1928年以前、ドイツでナチスが政権を獲るなどと考えたものはいなかった。政治家も知識人もジャーナリズムもみなナチスを馬鹿げたものとみなしていた。実際1928年5月の総選挙でナチスの得票率は2.3%でしかなかった。フランス革命期においても、ワイマール共和国期においても、誰一人として大衆の非合理的情念がこれほどまでに事態を悪化させるとは想像すらしていなかったのだ。
大衆の非合理的情念を抑制することは不可能であるという結論は、必然的にアジア情勢に対する悲観的未来を予測させることになる。端的に言えば尖閣諸島を巡る日中間の軍事衝突の現実性である。多くの専門家たちは軍事衝突の可能性は低いとみなしているが、彼らがその分析から除外しているものは他ならぬ大衆の非合理的情念である。ダントンは「民衆が恐るべき存在とならないよう、われわれが恐るべき存在となろう」と演説して革命裁判所の設置を推進した。ジャコバン派は大衆の非合理的情念の圧力に抗しきれずに恐怖政治へと舵を切ったのである。フランス革命やワイマール共和国はそうした大衆の情念が最悪の事態を引き起こした歴史的事象なのだ。
では実際日中間で軍事衝突が起きた場合どうなるのか。米海軍大学のジェームズ・ホルムス准教授はこう分析する。
@日中両国軍が尖閣をめぐり実際に戦闘となった際、日本側は必要な主要兵力をほぼすべて集中できるが、中国海軍は他の防衛海域が広大で、集中は出来ない。
A日本側は単に尖閣防衛を貫けばよく、中国軍を追撃して撃滅する必要はないが、中国側は尖閣を占拠しなければ勝利とならない。

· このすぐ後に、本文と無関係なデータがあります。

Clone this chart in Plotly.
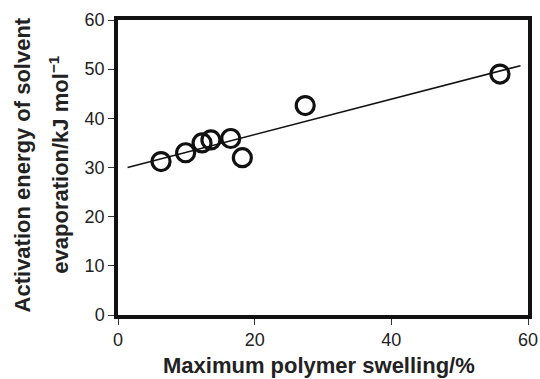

B中国首脳は対日戦争が勝利できない場合、自国の将来がかかる海軍力の破局をもたらしかねないことを認識している。
以上の諸点からもホルムス准教授は「この日中海戦での勝者は日本となる見通しが強い」との展望を明らかにする。(週刊文春2012年9月6日号)
こうして日本が勝利し、中国が敗北した場合、起こりうることは、中国民衆の非合理的情念の爆発による民衆蜂起であり、その結果としての中国共産党政権の瓦解である。
第一次大戦が終わって以来、戦争に敗北してもなおかつ生き残るほど強力な政府や国家あるいは統治形態は存在しない。日露戦争の敗北につづくロシアの1905年の革命が、軍事的に敗北した場合に政府の運命はどうなるかを示した不吉な兆候だったことは間違いない。−ハンナ・アレント「革命について」
戦争に負けて政権を維持できる国家などどこにも存在しないのである。
そこでこう言う人もいるだろう。中国共産党が瓦解するならそれは喜ばしいことじゃないかと。だがそんなことは口が裂けても言うことはできない。大衆の非合理的な情念はフランス革命においては血の粛清を、ワイマール共和国においてはナチス台頭を招いたのであるから。